__Task instructions__: Which lines hold the word "this"? Copy each of them.

__Data to process__:
****************

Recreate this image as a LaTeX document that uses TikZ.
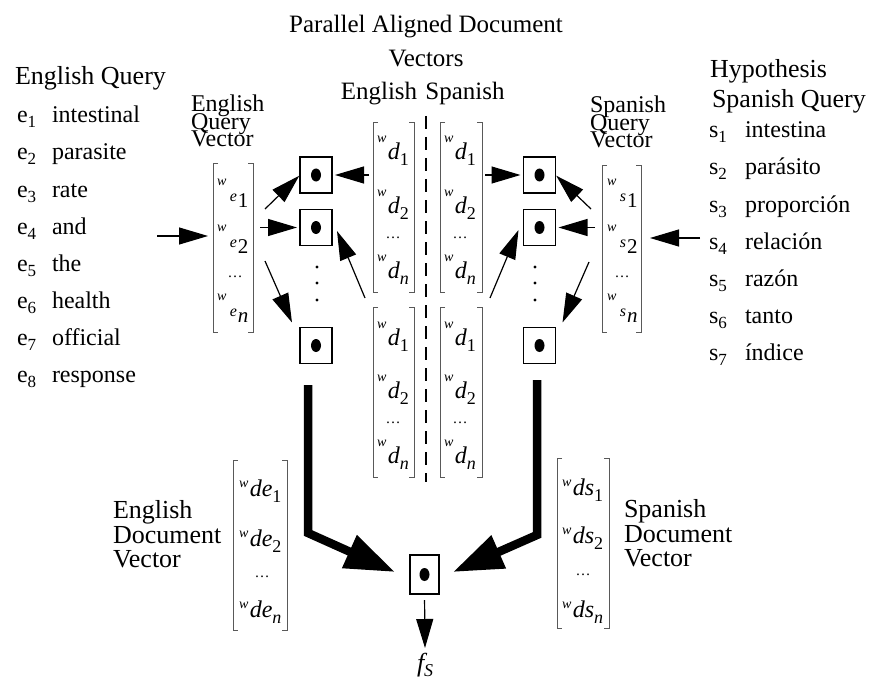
\documentclass[tikz,border=0pt]{standalone}
\usepackage{fontspec}
\setmainfont{Liberation Serif}
\usetikzlibrary{arrows.meta,calc}
\newcommand{\fsz}[1]{\fontsize{#1}{#1}\selectfont}
\newcommand{\wdent}[2]{\raisebox{17pt}{\fsz{14}\itshape w}\kern1.5pt{\fsz{24}\itshape #1}\raisebox{-6pt}{\fsz{18}#2}}
\newcommand{\wqent}[2]{\raisebox{16pt}{\fsz{14}\itshape w}\kern3.5pt{\fsz{16}\itshape #1}\kern1pt\raisebox{-6pt}{\fsz{21}#2}}
\newcommand{\wvent}[2]{\raisebox{9pt}{\fsz{14}\itshape w}\kern1.5pt{\fsz{24}\itshape #1}\raisebox{-6pt}{\fsz{18}#2}}
\newcommand{\mbrk}[1]{%
  \draw[brk] ([xshift=5pt]#1.north west) -- (#1.north west) -- (#1.south west) -- ([xshift=5pt]#1.south west);
  \draw[brk] ([xshift=-5pt]#1.north east) -- (#1.north east) -- (#1.south east) -- ([xshift=-5pt]#1.south east);}
\begin{document}
\begin{tikzpicture}[x=1pt,y=-1pt,
  every node/.style={inner sep=0pt,outer sep=0pt},
  txt/.style={anchor=base west,font=\fsz{24}},
  big/.style={anchor=base west,font=\fsz{26}},
  ttl/.style={anchor=base,font=\fsz{25}},
  ent/.style={anchor=base west},
  dts/.style={anchor=center,font=\fsz{15}},
  dotbox/.style={draw,line width=1.2pt,minimum width=32pt,minimum height=36pt,
    path picture={\fill (path picture bounding box.center) ellipse [x radius=5pt,y radius=6.5pt];}},
  arr/.style={line width=1.2pt,-{Triangle[length=29pt,width=17pt]}},
  bigarr/.style={line width=8.5pt,line join=miter,-{Triangle[length=50pt,width=34pt]}},
  brk/.style={line width=0.9pt,black!65}]
\useasboundingbox (0,0) rectangle (869,679);

% titles
\node[ttl] (t1) at (426,33) {Parallel Aligned Document};
\node[ttl] (t2) at (426,67) {Vectors};
\node[ttl] (t3) at (379,100) {English};
\node[ttl] (t4) at (465,100) {Spanish};

% English query list
\node[big] (eqt) at (15,85) {English Query};
\foreach \i/\w in {1/intestinal,2/parasite,3/rate,4/and,5/the,6/health,7/official,8/response}{
  \node[txt] (e\i) at (17,{123+37*(\i-1)}) {e\raisebox{-5pt}{\fsz{17}\i}};
  \node[txt] (ew\i) at (52,{123+37*(\i-1)}) {\w};
}
% Spanish list
\node[big] (hyp) at (710,78) {Hypothesis};
\node[big] (sqt) at (712,108) {Spanish Query};
\foreach \i/\w in {1/intestina,2/parásito,3/proporción,4/relación,5/razón,6/tanto,7/índice}{
  \node[txt] (s\i) at (709,{138+37*(\i-1)}) {s\raisebox{-5pt}{\fsz{17}\i}};
  \node[txt] (sw\i) at (745,{138+37*(\i-1)}) {\w};
}

% query vector labels
\node[txt] (eql1) at (191,112) {English};
\node[txt] (eql2) at (191,129.5) {Query};
\node[txt] (eql3) at (191,147) {Vector};
\node[txt] (sql1) at (590,113) {Spanish};
\node[txt] (sql2) at (590,130.5) {Query};
\node[txt] (sql3) at (590,148) {Vector};

% doc vector labels
\node[big] (edl1) at (113,518) {English};
\node[big] (edl2) at (113,543) {Document};
\node[big] (edl3) at (113,567) {Vector};
\node[big] (sdl1) at (624,517) {Spanish};
\node[big] (sdl2) at (624,542) {Document};
\node[big] (sdl3) at (624,566) {Vector};

% matrices
\node[minimum width=40pt,minimum height=169pt] (eqv) at (233,247.5) {};
\node[minimum width=39pt,minimum height=167pt] (sqv) at (621.5,248.5) {};
\node[minimum width=41pt,minimum height=170pt] (edt) at (393.5,207) {};
\node[minimum width=42pt,minimum height=170pt] (est) at (461,207) {};
\node[minimum width=41pt,minimum height=170pt] (edb) at (393.5,392) {};
\node[minimum width=42pt,minimum height=170pt] (esb) at (461,392) {};
\node[minimum width=54pt,minimum height=170pt] (edv) at (260,545) {};
\node[minimum width=52pt,minimum height=170pt] (sdv) at (583,543) {};
\mbrk{eqv}\mbrk{sqv}\mbrk{edt}\mbrk{est}\mbrk{edb}\mbrk{esb}\mbrk{edv}\mbrk{sdv}

% entries: query vectors
\node[ent] (eqv1) at (217,201) {\wqent{e}{1}};
\node[ent] (eqv2) at (217,247) {\wqent{e}{2}};
\node[dts] (eqv3) at (235,277) {\ldots};
\node[ent] (eqv4) at (217,316) {\wqent{e}{\itshape n}};
\node[ent] (sqv1) at (607,201) {\wqent{s}{1}};
\node[ent] (sqv2) at (607,247) {\wqent{s}{2}};
\node[dts] (sqv3) at (622,277) {\ldots};
\node[ent] (sqv4) at (607,316) {\wqent{s}{\itshape n}};
% entries: document vectors
\foreach \nm/\x/\y in {edt/377/0,est/444/0,edb/377/185,esb/444/185}{
  \node[ent] (\nm1) at (\x,160+\y) {\wdent{d}{1}};
  \node[ent] (\nm2) at (\x,213+\y) {\wdent{d}{2}};
  \node[dts] (\nm3) at (\x+16,238+\y) {\ldots};
  \node[ent] (\nm4) at (\x,278+\y) {\wdent{d}{\itshape n}};
}
\node[ent] (edv1) at (239,496) {\wvent{de}{1}};
\node[ent] (edv2) at (239,546) {\wvent{de}{2}};
\node[dts] (edv3) at (262,577) {\ldots};
\node[ent] (edv4) at (239,617) {\wvent{de}{\itshape n}};
\node[ent] (sdv1) at (562,495) {\wvent{ds}{1}};
\node[ent] (sdv2) at (562,543) {\wvent{ds}{2}};
\node[dts] (sdv3) at (583,575) {\ldots};
\node[ent] (sdv4) at (562,617) {\wvent{ds}{\itshape n}};

% dashed separator
\coordinate (dtop) at (426,116);
\coordinate (dbot) at (426,482);
\draw[line width=1.5pt,dash pattern=on 13pt off 8pt] (dtop) -- (dbot);

% dot boxes
\node[dotbox] (b1) at (316,175) {};
\node[dotbox] (b2) at (316,227.5) {};
\node[dotbox] (b3) at (316,345.5) {};
\node[dotbox] (c1) at (539.5,175) {};
\node[dotbox] (c2) at (539.5,227.5) {};
\node[dotbox] (c3) at (539.5,345.5) {};
\node[dotbox,minimum width=29pt,minimum height=39pt] (bf) at (424.5,574.5) {};
\foreach \yy in {267,283,300}{
  \fill (317,\yy) circle [radius=1.6pt];
  \fill (535,\yy) circle [radius=1.6pt];
}

% thin arrows
\coordinate (ein) at (157,236);
\draw[arr,shorten >=5pt] (ein) -- (eqv.west |- ein);
\coordinate (sin) at (700,238);
\draw[arr,shorten >=9pt] (sin) -- (sqv.east |- sin);
\coordinate (a2) at (265,209);
\draw[arr,shorten >=1pt] (a2) -- (b1.west);
\coordinate (a3) at (260,227.5);
\draw[arr,shorten >=3pt] (a3) -- (b2.west);
\coordinate (a4) at (265,261);
\draw[arr] (a4) -- ($(b3.north west)+(-8,-5)$);
\draw[arr,shorten <=4pt,shorten >=3pt] (edt.west |- b1.east) -- (b1.east);
\draw[arr] ($(edb.north west)+(-8,-9)$) -- ($(b2.east)+(5,3.5)$);
\draw[arr,shorten <=3pt,shorten >=3pt] (est.east |- c1.west) -- (c1.west);
\draw[arr] ($(esb.north east)+(8,-9)$) -- ($(c2.west)+(-5,2.5)$);
\coordinate (a9) at (591,209);
\draw[arr,shorten >=1pt] (a9) -- (c1.east);
\coordinate (a10) at (595,227.5);
\draw[arr,shorten >=3pt] (a10) -- (c2.east);
\coordinate (a11) at (589,262);
\draw[arr] (a11) -- ($(c3.north east)+(7,-5)$);

% thick arrows
\coordinate (te0) at (308,385);
\coordinate (te1) at (308,533);
\draw[bigarr] (te0) -- (te1) -- ($(bf.west)+(-15,-2.5)$);
\coordinate (ts0) at (537,380);
\coordinate (ts1) at (537,535);
\draw[bigarr] (ts0) -- (ts1) -- ($(bf.east)+(14,-2.5)$);

% output
\coordinate (fstop) at (425,648);
\draw[arr,shorten <=6pt] (bf.south) -- (fstop);
\node[ent] (fs) at (417,671) {\fsz{26}\itshape f\raisebox{-5pt}{\fsz{18}\itshape S}};
\end{tikzpicture}
\end{document}
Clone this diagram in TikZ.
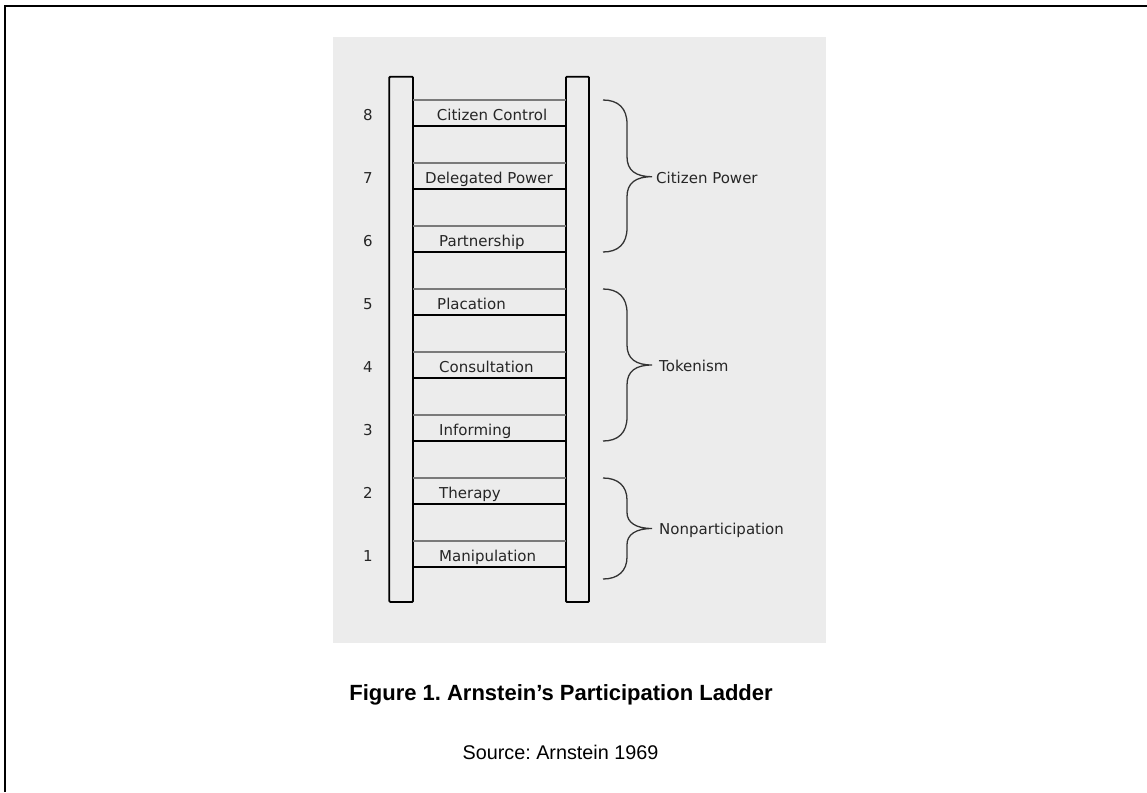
\documentclass[tikz,border=0pt]{standalone}
\usepackage{fontspec}
\setmainfont{DejaVu Sans}
\newfontfamily\capfont{Liberation Sans}
\frenchspacing
\definecolor{bgc}{HTML}{ECECEC}
\definecolor{rungc}{HTML}{7A7A7A}
\definecolor{bracec}{HTML}{333333}
\newcommand\grpbrace[5]{%
  \draw[bracestyle] (603,#1) .. controls (618,#1) and (627,{#1+8}) .. (627,{#1+#4})
    -- (627,{#2-#5}) .. controls (627,{#2-6}) and (636,#2) .. (652,#2)
    .. controls (636,#2) and (627,{#2+6}) .. (627,{#2+#5})
    -- (627,{#3-#4}) .. controls (627,{#3-8}) and (618,#3) .. (603,#3);}
\begin{document}
\begin{tikzpicture}[x=1pt,y=-1pt,
  railstyle/.style={draw=black,line width=1.8pt,fill=bgc,rounded corners=1pt},
  rungtop/.style={draw=rungc,line width=1.7pt},
  rungbot/.style={draw=black,line width=2pt},
  bracestyle/.style={draw=bracec,line width=1.3pt},
  lbl/.style={inner sep=0pt,anchor=base west,font=\fontsize{15}{18}\selectfont,text=black!85},
  num/.style={inner sep=0pt,anchor=base,font=\fontsize{15}{18}\selectfont,text=black!85},
  grp/.style={inner sep=0pt,anchor=base west,font=\fontsize{15}{18}\selectfont,text=black!85}]
\useasboundingbox (0,0) rectangle (1147,792);
% frame
\draw[line width=2pt] (5.3,792) -- (5.3,6) -- (1147,6);
% background
\fill[bgc] (333,37.5) rectangle (826,642.5);
% rails
\draw[railstyle] (389.3,76.7) rectangle (413,602);
\draw[railstyle] (566,76.7) rectangle (589,602);
% rungs
\foreach \k in {0,...,7}{
  \pgfmathsetmacro\yy{100.3+63*\k}
  \draw[rungtop] (413,\yy) -- (566,\yy);
  \draw[rungbot] (413,\yy+25.5) -- (566,\yy+25.5);
}
% rung labels
\node[lbl] (l8) at (436.7,120.7) {Citizen Control};
\node[lbl] (l7) at (425,183.7) {Delegated Power};
\node[lbl] (l6) at (439,246.7) {Partnership};
\node[lbl] (l5) at (437,309.7) {Placation};
\node[lbl] (l4) at (439,372.7) {Consultation};
\node[lbl] (l3) at (439,435.7) {Informing};
\node[lbl] (l2) at (439,498.7) {Therapy};
\node[lbl] (l1) at (439,561.7) {Manipulation};
% numbers
\node[num] (n8) at (368,120.3) {8};
\node[num] (n7) at (368,183.3) {7};
\node[num] (n6) at (368,246.3) {6};
\node[num] (n5) at (368,309.3) {5};
\node[num] (n4) at (368,372.3) {4};
\node[num] (n3) at (368,435.3) {3};
\node[num] (n2) at (368,498.3) {2};
\node[num] (n1) at (368,561.3) {1};
% braces
\grpbrace{100}{176.7}{252}{24}{20}
\grpbrace{289}{365}{441}{24}{20}
\grpbrace{478}{528.5}{579}{22}{16}
\node[grp] (g1) at (656,183.5) {Citizen Power};
\node[grp] (g2) at (659,371.5) {Tokenism};
\node[grp] (g3) at (659,534.5) {Nonparticipation};
% caption
\node[inner sep=0pt,anchor=base,font=\capfont\bfseries\fontsize{22}{26}\selectfont] (cap) at (561,700.5) {Figure 1. Arnstein’s Participation Ladder};
\node[inner sep=0pt,anchor=base,font=\capfont\fontsize{19.8}{24}\selectfont] (src) at (560.5,759) {Source: Arnstein 1969};
\end{tikzpicture}
\end{document}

****************

__Written reply__:
Recreate this image as a LaTeX document that uses TikZ.
Clone this diagram in TikZ.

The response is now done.